[Challenge] Every line below that contains "chart" is to be copied.

[Data excerpt]
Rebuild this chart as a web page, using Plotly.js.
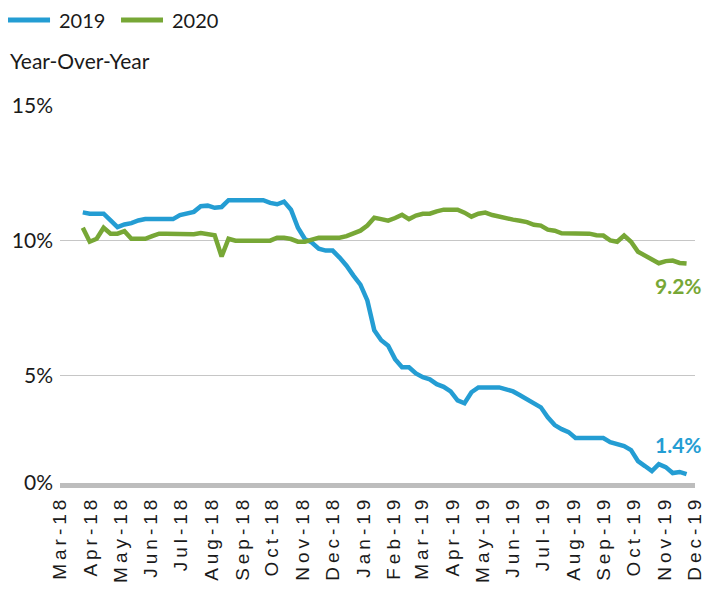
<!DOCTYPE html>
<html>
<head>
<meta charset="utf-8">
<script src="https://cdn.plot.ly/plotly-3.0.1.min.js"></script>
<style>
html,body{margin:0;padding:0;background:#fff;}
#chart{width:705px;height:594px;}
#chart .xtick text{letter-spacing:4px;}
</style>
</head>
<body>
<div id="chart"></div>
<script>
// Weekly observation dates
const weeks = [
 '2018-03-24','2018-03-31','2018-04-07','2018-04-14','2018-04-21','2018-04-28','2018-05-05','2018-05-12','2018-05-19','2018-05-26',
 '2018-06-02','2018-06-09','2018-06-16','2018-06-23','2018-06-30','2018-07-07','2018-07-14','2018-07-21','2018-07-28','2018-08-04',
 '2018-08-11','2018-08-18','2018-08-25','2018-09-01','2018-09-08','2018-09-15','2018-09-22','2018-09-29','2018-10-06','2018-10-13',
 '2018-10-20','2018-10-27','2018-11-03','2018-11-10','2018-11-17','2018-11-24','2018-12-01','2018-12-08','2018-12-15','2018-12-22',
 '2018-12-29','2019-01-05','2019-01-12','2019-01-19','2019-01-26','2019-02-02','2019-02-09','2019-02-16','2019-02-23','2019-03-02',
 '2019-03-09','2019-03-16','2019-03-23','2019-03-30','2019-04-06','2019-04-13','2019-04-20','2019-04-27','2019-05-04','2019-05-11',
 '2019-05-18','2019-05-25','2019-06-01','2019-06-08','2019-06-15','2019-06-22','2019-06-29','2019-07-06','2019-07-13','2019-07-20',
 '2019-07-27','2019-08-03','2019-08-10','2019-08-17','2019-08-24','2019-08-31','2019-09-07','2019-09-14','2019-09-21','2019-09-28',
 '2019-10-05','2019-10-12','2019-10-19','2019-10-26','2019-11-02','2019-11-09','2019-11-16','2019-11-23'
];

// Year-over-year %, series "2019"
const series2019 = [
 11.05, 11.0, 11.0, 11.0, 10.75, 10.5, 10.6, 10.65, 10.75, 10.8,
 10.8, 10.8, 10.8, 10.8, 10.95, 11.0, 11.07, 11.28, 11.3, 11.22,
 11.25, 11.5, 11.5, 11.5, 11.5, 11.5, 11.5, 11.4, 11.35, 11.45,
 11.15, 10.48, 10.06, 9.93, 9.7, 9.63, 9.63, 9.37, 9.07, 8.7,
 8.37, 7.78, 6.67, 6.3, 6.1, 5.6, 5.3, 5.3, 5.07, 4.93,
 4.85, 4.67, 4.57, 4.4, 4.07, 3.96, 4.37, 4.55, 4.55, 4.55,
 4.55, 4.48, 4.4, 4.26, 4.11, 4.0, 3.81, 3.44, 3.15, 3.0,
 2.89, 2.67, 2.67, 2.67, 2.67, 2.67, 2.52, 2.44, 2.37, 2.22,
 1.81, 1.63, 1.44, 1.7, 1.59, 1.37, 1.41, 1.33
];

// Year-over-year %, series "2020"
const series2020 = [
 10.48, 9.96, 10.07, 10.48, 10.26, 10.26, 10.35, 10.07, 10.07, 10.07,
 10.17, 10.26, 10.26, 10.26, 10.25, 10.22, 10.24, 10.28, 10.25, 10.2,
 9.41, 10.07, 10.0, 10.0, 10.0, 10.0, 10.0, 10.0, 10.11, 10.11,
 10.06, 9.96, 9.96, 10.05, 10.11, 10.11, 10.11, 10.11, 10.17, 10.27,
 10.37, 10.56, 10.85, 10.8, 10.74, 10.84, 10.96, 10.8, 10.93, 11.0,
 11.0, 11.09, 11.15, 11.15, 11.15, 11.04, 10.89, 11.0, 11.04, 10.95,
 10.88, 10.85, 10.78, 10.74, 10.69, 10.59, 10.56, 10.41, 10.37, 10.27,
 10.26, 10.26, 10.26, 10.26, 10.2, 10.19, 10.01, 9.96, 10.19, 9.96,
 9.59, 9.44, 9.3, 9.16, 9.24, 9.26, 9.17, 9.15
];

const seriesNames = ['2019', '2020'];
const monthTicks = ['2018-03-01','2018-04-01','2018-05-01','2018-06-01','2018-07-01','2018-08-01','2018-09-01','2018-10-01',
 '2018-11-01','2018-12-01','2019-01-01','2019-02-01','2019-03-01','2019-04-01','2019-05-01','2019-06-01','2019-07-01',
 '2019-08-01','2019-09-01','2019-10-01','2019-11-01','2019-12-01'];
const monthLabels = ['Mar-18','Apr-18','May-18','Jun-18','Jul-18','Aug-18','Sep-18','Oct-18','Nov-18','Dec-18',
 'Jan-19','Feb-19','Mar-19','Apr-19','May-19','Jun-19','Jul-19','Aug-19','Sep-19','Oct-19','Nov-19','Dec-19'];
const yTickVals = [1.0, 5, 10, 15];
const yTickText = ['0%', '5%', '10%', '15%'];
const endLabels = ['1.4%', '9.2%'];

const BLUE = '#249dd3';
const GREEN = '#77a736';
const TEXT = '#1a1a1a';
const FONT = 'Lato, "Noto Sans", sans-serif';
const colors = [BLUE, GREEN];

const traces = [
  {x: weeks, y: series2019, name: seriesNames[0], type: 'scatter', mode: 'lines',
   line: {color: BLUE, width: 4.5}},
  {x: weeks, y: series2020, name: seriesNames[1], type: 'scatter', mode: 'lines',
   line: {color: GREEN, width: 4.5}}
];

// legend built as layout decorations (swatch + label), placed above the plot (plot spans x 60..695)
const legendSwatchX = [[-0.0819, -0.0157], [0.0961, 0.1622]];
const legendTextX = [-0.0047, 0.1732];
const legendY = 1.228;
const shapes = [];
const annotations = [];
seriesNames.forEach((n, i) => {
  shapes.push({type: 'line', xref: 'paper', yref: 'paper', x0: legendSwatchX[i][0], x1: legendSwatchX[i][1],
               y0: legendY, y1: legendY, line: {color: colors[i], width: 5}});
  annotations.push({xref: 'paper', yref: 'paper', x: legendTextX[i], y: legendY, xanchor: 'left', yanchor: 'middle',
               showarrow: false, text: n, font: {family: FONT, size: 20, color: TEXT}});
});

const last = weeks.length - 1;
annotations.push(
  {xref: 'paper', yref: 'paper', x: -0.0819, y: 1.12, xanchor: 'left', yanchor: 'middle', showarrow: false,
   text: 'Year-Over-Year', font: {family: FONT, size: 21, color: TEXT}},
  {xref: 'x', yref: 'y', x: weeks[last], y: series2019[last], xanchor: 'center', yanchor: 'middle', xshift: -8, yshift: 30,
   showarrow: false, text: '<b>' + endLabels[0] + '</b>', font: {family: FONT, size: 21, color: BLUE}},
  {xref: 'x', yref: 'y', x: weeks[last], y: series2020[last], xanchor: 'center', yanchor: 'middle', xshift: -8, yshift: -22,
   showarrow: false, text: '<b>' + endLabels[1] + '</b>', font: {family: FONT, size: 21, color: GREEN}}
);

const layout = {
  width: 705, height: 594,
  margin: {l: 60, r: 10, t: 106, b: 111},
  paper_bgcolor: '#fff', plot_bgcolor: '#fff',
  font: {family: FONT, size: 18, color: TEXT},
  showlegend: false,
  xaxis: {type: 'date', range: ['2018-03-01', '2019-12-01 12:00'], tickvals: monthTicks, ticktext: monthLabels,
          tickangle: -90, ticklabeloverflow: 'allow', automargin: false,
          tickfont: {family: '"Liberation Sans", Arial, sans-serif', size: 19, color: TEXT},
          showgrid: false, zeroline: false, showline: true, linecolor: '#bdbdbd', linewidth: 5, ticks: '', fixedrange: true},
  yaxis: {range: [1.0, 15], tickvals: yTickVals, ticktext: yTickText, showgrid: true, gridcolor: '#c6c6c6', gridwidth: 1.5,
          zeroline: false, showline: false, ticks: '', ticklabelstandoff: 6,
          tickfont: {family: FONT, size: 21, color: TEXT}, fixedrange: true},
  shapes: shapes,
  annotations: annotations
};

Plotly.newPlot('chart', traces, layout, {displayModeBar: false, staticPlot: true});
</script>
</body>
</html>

[Result of the task]
Rebuild this chart as a web page, using Plotly.js.
#chart{width:705px;height:594px;}
#chart .xtick text{letter-spacing:4px;}
<div id="chart"></div>
Plotly.newPlot('chart', traces, layout, {displayModeBar: false, staticPlot: true});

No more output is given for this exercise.